=== TASK STATEMENT ===
Reproduce exactly, with no pictures, each line from the opening of the material down through the line containing "LBL_SIZE = 15.5".

— begin EXTRACTED ENTRIES —

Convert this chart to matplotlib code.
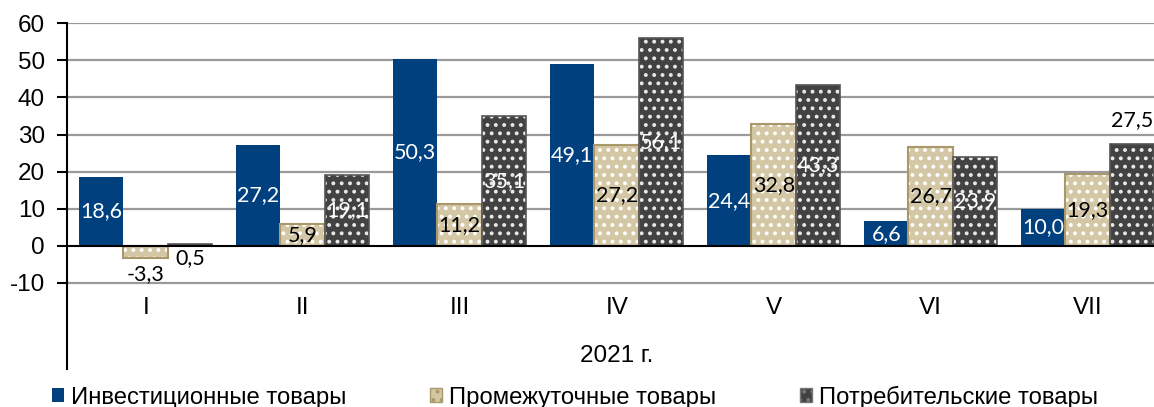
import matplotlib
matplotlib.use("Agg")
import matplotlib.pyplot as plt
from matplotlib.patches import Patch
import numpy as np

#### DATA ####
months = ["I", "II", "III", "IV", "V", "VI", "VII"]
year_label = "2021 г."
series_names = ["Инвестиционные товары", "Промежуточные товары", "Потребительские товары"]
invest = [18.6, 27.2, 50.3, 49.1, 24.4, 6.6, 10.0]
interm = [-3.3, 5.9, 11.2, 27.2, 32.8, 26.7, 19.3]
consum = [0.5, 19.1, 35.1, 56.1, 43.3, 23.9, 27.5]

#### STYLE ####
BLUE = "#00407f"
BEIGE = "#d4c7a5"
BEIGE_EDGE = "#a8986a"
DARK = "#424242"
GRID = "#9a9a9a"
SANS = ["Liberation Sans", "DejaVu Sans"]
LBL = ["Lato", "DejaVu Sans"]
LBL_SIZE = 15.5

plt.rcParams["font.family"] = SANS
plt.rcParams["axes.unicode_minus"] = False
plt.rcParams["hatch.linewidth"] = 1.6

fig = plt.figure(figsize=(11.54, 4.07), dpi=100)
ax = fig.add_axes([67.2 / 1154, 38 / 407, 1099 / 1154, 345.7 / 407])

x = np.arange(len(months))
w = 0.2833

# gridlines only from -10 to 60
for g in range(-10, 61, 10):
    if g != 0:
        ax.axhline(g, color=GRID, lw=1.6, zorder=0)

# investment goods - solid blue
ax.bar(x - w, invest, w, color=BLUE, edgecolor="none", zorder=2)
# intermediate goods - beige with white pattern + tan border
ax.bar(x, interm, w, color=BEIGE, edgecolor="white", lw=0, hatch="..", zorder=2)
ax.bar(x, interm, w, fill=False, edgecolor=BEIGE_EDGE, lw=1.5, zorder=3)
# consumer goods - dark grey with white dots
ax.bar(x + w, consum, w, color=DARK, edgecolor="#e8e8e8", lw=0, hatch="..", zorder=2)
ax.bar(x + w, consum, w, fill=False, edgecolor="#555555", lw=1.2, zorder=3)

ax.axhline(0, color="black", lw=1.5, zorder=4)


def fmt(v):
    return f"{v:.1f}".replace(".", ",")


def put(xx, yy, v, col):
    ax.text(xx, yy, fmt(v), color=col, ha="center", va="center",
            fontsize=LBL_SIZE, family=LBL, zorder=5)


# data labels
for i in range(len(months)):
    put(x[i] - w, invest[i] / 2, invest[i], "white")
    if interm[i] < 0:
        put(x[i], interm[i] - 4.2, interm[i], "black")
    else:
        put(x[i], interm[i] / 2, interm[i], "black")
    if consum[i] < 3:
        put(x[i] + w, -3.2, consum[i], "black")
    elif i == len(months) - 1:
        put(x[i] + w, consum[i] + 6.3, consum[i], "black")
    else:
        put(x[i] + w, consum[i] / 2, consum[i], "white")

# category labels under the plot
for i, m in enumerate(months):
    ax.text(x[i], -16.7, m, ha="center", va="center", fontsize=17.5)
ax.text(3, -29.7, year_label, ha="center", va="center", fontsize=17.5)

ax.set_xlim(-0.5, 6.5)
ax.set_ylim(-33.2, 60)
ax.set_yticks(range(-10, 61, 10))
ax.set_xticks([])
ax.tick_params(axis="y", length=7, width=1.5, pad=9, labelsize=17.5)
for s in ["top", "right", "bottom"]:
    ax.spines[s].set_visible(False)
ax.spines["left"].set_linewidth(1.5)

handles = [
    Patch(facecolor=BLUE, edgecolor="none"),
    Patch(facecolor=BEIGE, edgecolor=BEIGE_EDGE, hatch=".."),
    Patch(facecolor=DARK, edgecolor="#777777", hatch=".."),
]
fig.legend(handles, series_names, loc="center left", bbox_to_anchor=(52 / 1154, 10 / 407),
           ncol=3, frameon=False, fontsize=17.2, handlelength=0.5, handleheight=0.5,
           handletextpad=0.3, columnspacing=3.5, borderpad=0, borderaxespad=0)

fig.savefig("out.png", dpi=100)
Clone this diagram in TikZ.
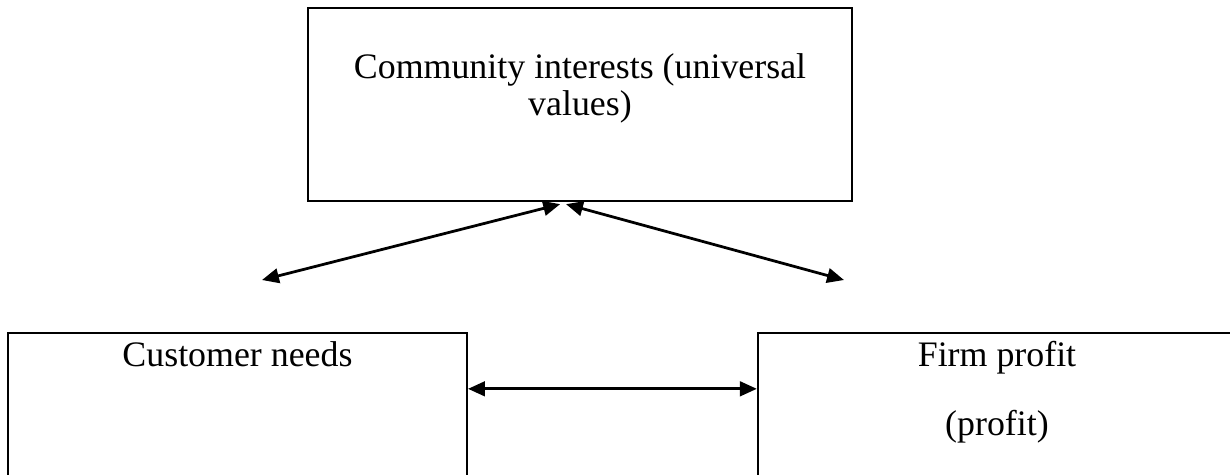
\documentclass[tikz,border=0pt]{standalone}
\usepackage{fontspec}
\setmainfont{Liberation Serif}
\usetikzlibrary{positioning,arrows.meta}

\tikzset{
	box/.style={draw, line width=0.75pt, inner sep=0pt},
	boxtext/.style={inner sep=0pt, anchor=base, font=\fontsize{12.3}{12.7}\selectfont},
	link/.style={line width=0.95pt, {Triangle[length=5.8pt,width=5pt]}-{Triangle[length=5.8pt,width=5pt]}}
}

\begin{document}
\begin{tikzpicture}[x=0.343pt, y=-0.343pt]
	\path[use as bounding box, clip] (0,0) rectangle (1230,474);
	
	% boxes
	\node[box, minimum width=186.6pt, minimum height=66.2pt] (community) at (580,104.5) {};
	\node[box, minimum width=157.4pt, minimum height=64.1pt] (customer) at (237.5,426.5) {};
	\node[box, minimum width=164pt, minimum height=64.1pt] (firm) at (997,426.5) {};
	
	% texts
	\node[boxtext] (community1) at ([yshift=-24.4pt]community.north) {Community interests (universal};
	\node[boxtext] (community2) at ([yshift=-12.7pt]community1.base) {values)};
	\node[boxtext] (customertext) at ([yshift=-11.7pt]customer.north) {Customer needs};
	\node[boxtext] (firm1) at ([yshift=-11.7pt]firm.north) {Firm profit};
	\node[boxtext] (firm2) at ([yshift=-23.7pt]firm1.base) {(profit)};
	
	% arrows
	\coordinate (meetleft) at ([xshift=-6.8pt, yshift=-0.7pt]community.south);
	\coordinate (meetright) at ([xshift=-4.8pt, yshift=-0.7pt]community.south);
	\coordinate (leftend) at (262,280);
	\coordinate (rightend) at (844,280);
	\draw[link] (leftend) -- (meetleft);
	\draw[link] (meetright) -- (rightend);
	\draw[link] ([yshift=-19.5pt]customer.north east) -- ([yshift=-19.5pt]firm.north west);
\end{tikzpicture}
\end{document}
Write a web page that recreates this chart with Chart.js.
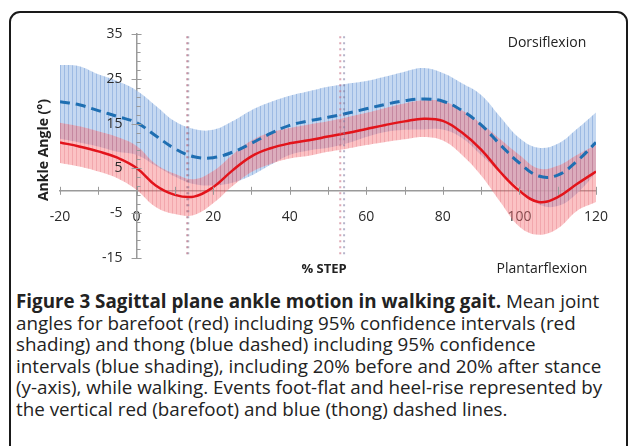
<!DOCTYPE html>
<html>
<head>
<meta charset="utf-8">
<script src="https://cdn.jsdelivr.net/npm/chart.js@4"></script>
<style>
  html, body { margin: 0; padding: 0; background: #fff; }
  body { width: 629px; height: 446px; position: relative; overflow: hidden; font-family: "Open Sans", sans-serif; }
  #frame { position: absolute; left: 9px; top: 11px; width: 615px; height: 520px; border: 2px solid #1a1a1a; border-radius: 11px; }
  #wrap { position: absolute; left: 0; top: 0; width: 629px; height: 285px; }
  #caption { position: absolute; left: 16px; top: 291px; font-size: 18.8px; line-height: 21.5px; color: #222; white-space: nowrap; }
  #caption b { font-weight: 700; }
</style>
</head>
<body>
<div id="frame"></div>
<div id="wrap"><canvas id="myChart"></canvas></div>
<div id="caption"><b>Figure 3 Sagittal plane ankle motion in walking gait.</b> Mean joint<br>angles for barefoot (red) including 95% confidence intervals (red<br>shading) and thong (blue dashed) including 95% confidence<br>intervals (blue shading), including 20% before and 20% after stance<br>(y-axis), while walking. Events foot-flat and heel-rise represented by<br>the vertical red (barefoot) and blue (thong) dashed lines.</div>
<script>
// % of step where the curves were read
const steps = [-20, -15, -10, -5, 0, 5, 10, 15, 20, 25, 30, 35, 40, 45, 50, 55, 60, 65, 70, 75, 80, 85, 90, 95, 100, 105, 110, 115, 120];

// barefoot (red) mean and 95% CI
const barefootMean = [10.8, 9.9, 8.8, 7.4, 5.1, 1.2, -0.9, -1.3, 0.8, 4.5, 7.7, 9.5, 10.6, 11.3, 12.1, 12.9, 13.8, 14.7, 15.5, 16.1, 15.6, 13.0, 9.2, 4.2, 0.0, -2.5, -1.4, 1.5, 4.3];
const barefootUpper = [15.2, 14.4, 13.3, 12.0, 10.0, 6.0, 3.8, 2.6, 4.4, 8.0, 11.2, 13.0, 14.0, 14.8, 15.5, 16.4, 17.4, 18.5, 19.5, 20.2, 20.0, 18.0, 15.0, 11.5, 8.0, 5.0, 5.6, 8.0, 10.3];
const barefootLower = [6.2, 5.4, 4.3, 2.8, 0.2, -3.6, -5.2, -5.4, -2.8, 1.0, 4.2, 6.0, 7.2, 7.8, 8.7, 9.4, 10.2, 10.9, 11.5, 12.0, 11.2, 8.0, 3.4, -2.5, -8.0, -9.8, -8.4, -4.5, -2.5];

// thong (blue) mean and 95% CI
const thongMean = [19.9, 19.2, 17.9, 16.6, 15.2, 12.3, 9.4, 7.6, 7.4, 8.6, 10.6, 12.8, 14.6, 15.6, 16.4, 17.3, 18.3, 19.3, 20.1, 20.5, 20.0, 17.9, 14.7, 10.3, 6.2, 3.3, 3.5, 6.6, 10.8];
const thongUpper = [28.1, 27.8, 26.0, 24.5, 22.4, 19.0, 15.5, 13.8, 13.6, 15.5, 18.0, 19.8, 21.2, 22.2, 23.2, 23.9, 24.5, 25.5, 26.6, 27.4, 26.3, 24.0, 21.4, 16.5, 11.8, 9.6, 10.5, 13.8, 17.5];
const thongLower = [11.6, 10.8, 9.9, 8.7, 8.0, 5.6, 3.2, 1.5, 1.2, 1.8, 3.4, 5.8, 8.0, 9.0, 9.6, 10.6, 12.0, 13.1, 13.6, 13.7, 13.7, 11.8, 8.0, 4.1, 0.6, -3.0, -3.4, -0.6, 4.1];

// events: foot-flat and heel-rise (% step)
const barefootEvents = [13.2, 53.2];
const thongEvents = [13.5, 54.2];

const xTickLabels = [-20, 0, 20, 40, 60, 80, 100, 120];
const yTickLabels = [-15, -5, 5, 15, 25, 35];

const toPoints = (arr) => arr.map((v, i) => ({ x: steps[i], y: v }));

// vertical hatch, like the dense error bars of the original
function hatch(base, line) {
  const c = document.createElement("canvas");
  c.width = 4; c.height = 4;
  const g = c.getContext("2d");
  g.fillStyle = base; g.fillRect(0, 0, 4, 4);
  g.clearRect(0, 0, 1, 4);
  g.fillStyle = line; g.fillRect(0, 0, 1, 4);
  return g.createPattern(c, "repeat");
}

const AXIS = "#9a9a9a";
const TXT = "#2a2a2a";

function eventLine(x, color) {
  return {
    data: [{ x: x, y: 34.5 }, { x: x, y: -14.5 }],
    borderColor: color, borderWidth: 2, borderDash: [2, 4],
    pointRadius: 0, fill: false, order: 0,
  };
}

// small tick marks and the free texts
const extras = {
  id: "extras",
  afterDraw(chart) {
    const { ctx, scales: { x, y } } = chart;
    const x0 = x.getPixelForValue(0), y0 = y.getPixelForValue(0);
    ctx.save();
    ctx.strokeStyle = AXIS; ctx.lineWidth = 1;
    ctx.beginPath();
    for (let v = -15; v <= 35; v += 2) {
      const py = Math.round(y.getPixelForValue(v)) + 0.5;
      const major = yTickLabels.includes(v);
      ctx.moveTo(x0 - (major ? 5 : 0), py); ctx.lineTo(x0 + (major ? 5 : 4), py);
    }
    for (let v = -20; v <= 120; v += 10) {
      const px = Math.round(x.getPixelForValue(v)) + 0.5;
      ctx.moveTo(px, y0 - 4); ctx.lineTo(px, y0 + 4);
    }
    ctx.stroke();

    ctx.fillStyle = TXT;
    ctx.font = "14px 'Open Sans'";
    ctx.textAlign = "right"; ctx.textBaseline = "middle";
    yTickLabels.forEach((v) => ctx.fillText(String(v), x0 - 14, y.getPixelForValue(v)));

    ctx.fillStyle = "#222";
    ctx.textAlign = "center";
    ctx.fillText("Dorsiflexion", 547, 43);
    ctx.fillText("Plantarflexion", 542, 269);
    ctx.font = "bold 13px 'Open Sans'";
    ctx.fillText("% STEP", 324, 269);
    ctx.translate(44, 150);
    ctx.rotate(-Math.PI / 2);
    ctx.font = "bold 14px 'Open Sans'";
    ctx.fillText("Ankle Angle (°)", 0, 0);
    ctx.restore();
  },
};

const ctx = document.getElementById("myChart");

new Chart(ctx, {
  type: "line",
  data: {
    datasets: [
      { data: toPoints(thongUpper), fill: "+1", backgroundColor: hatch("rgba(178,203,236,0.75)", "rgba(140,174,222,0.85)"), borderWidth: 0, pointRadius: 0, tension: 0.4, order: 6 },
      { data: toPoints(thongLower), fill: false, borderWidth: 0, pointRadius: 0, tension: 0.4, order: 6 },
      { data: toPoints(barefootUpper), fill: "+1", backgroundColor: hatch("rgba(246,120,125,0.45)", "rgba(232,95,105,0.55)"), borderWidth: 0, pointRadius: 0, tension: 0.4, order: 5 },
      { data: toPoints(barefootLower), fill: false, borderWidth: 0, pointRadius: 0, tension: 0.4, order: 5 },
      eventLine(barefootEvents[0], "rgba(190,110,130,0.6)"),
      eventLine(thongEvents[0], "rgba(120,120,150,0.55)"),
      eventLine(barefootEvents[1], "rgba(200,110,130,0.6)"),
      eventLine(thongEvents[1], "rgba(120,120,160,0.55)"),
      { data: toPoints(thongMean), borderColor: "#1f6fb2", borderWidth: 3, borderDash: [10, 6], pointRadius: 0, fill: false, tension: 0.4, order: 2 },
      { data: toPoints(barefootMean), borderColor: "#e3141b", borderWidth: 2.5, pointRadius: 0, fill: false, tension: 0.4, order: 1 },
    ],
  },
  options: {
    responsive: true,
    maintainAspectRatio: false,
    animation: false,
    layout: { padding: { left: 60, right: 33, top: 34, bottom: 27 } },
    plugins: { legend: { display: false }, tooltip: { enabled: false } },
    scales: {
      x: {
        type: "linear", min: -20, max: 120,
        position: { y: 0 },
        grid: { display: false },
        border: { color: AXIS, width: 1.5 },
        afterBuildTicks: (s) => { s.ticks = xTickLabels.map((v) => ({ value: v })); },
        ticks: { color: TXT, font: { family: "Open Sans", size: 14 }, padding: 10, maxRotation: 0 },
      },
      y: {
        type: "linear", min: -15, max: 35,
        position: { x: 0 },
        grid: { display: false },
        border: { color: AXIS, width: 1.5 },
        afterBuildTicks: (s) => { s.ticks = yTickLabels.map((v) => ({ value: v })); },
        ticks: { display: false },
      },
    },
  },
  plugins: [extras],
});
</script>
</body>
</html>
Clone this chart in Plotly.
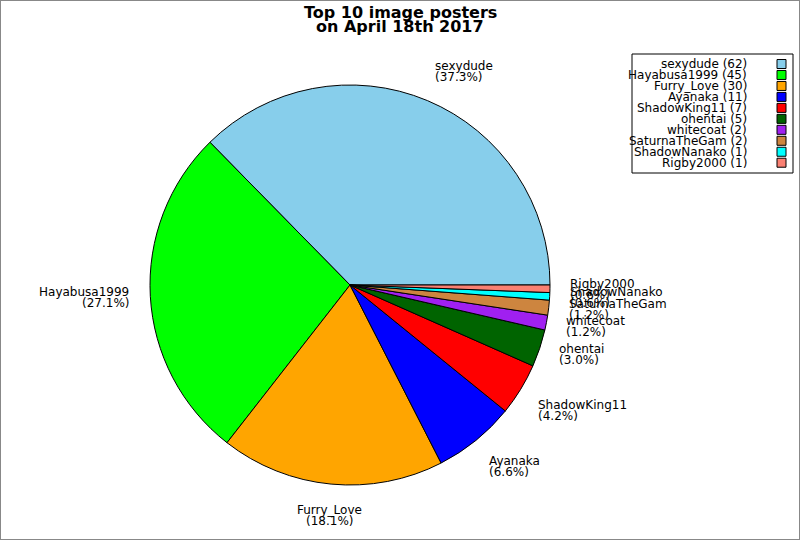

— end EXTRACTED ENTRIES —

=== RESPONSE FOR THIS EXERCISE ===
Convert this chart to matplotlib code.
import matplotlib
matplotlib.use("Agg")
import matplotlib.pyplot as plt
from matplotlib.patches import Patch
import numpy as np

#### DATA ####
months = ["I", "II", "III", "IV", "V", "VI", "VII"]
year_label = "2021 г."
series_names = ["Инвестиционные товары", "Промежуточные товары", "Потребительские товары"]
invest = [18.6, 27.2, 50.3, 49.1, 24.4, 6.6, 10.0]
interm = [-3.3, 5.9, 11.2, 27.2, 32.8, 26.7, 19.3]
consum = [0.5, 19.1, 35.1, 56.1, 43.3, 23.9, 27.5]

#### STYLE ####
BLUE = "#00407f"
BEIGE = "#d4c7a5"
BEIGE_EDGE = "#a8986a"
DARK = "#424242"
GRID = "#9a9a9a"
SANS = ["Liberation Sans", "DejaVu Sans"]
LBL = ["Lato", "DejaVu Sans"]
LBL_SIZE = 15.5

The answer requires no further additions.